I respond, in a good week, to two murder scenes in a community that is much smaller than Hialeah, Florida. Yet these are the best crime statistics the parish of St Catherine has enjoyed in years.
The Northern Ireland crisis that exploded between 1969 to 2001 had its most violent year in 1972, when 480 people lost their lives.
We could do that in a successful year within three parishes, and two in a bad year. Yet they are at war and we are not.
Perhaps war is not measured in casualties, but in weaponry. If missiles and bombs are not present is it not considered war?
The legal definition of war is a state of armed conflict between different countries or groups.
So in Northern Island it was a conflict between the original Irish vs those settled by the descendants of the conquering British. They were identifiable based on religion whereby the original populace was Roman Catholic and the descendants of the British were Protestants. Not really any difference in belief existed as both worship Jesus Christ.
They were really going at it by Western European standards, but comparatively they couldn’t come close to us in murders.
So what makes the citizens of Northern Island believe they are at war and our citizens believe otherwise?
I think it’s acceptance, at one level. The poor in our inner cities, on gully banks and in squatter settlements have been wrapped in this cloak of murder so long that it’s become normal. It’s also in many ways the only justice they actually see.
Let me explain:
Years ago an elderly shopkeeper was killed in Gregory Park. His son was the witness. After a relatively short time the killer was held.
His son, the witness, refused to participate in the parade. I was beside myself with anger and confusion. I knew the elderly gentleman, I wanted justice, I wanted him avenged.
The courthouse is where vengeance exists for a law enforcement officer.
His son responded to me by saying, “I muss dead as a witness fi prison a man who soon dead anyway?”
I was young and didn’t quite understand his reasoning. The murderer walked, went to prison for another offence, and was killed some years later.
The son knew the inevitability — that death would be the end of this matter. He has accepted that killing is normal, it is his world.
It’s not war to him, it’s a way of life in his community.
The citizen, who like me lives in a middle class community, will not experience the same or even anything similar to the killing culture of a Gregory Park or Central Village unless he, like me, works in an inner-city slum where if I don’t respond to over 80 murders a year I’m likely not working my designated hours.
In my mind this has to be war.
Why do I see it differently from the residents or the police? Because I see and live in both worlds. I know normality and I know chaos.

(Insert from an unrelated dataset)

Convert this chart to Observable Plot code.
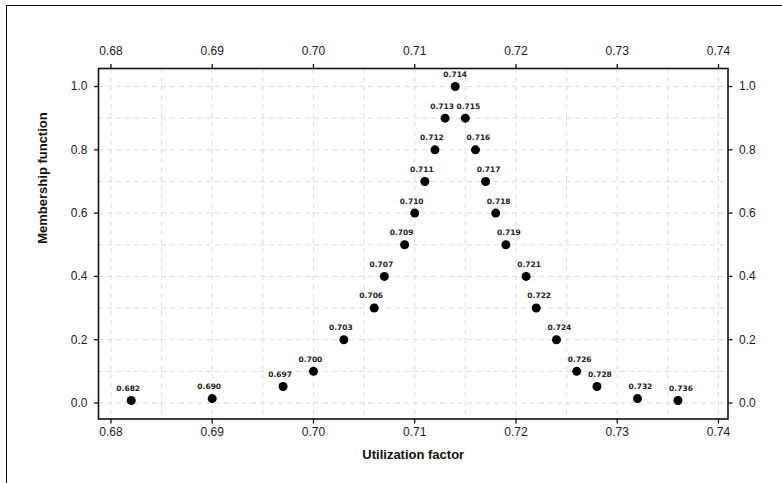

I have not accepted that most males who misbehave will die violently, so I know I am in a war.
Most who live uptown are not living as they would in Miami. They live in cages. Their children don’t take public transport — and I don’t blame them. They don’t see war, but they see danger.
I would argue, however, that if the entire geographical zone of Norbrook and Cherry Gardens was to experience the annual murder statistic of a bad year in Gregory Park, which is much smaller, they would then like me to see Jamaica as a country at war.

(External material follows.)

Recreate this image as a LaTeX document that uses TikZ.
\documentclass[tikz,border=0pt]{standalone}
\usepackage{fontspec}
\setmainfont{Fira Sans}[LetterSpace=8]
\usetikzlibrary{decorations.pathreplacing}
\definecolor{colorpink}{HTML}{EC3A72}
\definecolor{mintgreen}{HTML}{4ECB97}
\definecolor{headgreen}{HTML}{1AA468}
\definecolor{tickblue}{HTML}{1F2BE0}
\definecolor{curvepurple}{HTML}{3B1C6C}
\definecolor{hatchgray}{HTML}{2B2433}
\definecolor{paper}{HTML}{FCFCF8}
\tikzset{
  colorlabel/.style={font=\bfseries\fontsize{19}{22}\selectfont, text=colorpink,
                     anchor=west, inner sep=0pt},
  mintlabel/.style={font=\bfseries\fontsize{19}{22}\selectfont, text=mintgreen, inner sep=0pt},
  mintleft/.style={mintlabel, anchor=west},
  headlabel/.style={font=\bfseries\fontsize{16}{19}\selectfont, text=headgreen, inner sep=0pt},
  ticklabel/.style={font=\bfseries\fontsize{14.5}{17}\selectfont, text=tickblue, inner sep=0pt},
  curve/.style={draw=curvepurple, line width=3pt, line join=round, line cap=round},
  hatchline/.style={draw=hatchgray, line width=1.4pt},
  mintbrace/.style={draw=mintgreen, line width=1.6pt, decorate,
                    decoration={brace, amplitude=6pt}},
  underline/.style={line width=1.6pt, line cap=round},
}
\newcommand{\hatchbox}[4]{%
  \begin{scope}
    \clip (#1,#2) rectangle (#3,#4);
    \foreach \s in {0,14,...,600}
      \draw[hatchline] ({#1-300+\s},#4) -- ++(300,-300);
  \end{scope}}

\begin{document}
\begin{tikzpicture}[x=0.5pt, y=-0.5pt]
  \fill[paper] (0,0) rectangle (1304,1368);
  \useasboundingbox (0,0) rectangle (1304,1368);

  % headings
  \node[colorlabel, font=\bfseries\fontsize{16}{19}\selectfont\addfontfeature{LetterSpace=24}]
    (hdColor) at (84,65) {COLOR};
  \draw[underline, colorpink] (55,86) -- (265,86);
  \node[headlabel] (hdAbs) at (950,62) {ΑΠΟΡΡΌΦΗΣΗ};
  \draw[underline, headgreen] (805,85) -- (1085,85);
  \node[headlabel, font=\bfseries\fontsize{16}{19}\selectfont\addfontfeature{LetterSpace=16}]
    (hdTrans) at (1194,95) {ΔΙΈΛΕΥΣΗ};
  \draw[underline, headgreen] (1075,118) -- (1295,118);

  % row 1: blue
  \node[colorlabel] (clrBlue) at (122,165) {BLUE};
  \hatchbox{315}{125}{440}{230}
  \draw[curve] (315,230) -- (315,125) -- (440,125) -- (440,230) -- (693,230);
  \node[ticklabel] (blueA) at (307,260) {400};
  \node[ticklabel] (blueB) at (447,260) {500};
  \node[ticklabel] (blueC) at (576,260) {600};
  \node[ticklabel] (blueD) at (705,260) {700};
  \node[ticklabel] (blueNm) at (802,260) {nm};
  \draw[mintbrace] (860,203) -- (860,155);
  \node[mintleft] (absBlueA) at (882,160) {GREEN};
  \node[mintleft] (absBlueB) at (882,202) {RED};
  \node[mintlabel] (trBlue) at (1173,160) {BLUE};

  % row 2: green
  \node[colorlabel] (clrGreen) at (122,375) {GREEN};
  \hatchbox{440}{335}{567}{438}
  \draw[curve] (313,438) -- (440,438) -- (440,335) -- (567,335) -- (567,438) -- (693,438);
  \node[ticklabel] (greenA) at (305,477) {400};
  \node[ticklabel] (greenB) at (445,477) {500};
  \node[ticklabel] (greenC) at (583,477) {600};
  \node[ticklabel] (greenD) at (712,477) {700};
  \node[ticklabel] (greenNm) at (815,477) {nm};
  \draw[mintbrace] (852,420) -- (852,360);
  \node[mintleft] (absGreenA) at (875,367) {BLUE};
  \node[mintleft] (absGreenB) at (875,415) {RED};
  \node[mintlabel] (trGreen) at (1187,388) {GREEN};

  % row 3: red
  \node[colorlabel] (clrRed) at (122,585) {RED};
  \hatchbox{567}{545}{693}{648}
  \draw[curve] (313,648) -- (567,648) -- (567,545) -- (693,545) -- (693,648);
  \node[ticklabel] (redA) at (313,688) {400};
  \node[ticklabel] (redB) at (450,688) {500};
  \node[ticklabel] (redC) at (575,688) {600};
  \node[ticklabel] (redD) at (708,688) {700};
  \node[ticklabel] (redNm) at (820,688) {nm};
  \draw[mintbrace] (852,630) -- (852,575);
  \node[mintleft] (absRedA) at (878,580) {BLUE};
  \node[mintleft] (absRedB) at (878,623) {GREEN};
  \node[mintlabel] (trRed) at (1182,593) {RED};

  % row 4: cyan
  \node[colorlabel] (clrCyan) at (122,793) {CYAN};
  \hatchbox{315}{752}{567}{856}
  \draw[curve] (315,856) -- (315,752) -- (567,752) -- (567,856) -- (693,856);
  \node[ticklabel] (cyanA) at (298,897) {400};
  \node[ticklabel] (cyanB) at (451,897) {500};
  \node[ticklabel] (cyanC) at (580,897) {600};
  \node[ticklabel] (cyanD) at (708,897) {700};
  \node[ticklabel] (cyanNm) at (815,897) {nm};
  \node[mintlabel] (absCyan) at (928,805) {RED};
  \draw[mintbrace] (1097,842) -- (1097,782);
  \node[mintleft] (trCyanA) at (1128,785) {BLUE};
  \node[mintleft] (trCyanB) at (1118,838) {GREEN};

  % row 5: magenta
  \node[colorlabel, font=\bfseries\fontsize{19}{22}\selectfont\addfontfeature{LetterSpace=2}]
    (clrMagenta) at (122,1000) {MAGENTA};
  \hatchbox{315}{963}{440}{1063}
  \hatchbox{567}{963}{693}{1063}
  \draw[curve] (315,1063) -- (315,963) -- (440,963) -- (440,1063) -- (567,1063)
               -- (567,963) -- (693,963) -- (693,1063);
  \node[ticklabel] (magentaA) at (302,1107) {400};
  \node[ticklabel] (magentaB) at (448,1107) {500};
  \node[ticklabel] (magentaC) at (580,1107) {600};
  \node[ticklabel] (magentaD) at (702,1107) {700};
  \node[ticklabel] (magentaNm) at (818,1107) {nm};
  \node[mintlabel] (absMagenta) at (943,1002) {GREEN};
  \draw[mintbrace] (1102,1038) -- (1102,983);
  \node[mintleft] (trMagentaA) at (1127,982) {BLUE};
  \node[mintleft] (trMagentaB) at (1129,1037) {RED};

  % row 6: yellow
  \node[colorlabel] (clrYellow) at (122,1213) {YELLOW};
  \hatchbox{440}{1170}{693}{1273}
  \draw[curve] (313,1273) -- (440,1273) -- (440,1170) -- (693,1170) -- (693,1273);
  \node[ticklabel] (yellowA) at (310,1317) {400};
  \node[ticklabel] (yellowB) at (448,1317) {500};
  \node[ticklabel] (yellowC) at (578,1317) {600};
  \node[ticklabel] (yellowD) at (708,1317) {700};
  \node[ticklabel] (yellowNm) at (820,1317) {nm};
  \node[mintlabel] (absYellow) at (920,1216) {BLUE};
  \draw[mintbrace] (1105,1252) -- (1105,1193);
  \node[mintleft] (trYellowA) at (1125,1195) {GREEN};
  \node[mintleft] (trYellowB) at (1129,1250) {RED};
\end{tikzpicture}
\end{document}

Raising my children, I found how easy it was to fall into this trap where you exist in an almost separate dimension, where you simply can’t identify with the horror of being poor and residing in a gang zone.

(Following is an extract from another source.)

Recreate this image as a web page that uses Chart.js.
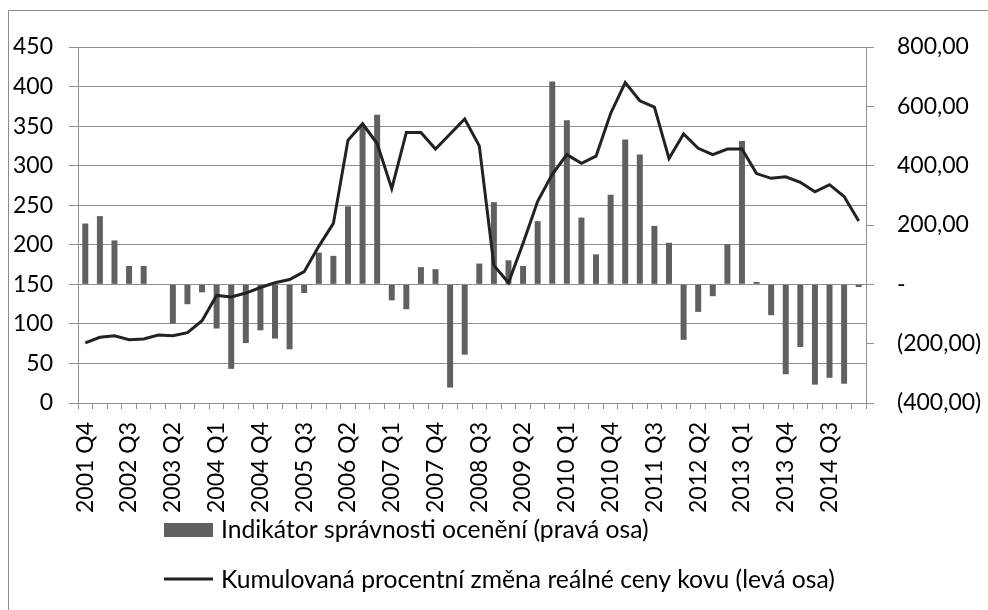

In fact, if you are not careful you can shelter your children so much that they begin to think that their country is normal.
To combat this I ensured my sons both took public transport daily. In fact, I had to threaten my youngest that I would blame him if I heard he was being collected at school by any interfering auntie or cousin, of which there were many. This because I wanted him to understand the ‘real’ Jamaica, as he would one day have to not only survive it, but go to war for it.
We are at war. Just like El Salvador, just like Haiti. The three of us are at war with gangs.
I agree they are not great warriors. However, to defeat even the most useless enemy you need the legal foundation to do so. Either that or you will simply play a game of catch and release.
The failure of our country to defeat the gangs is because we are not treating them as our enemy with whom we are at war. I have said that many times.
The first step is that the citizens of Jamaica need to accept that we are under attack. We are just not defending ourselves from the enemy. Not in any real way.
We have moved past the possibility of winning using normal police practices. We need to move towards an environment where conscription, prison of war camps, and mandatory police service are our normal.
Even if we put aside the deaths of the gangsters themselves there are still about 500 persons annually who will be killed violently even though they have done nothing to contribute to it.
A country at war cannot be defined by weaponry or the extent of chaos. It is defined by the degree and consistency of bloodshed. It is defined by the existence of specific and identifiable groups participating in the conflict.
It is a state we are in and in which we shall remain until we accept that it has been tolerated too long and will only end when the enemy is defined as what they are, ‘enemies of the State’.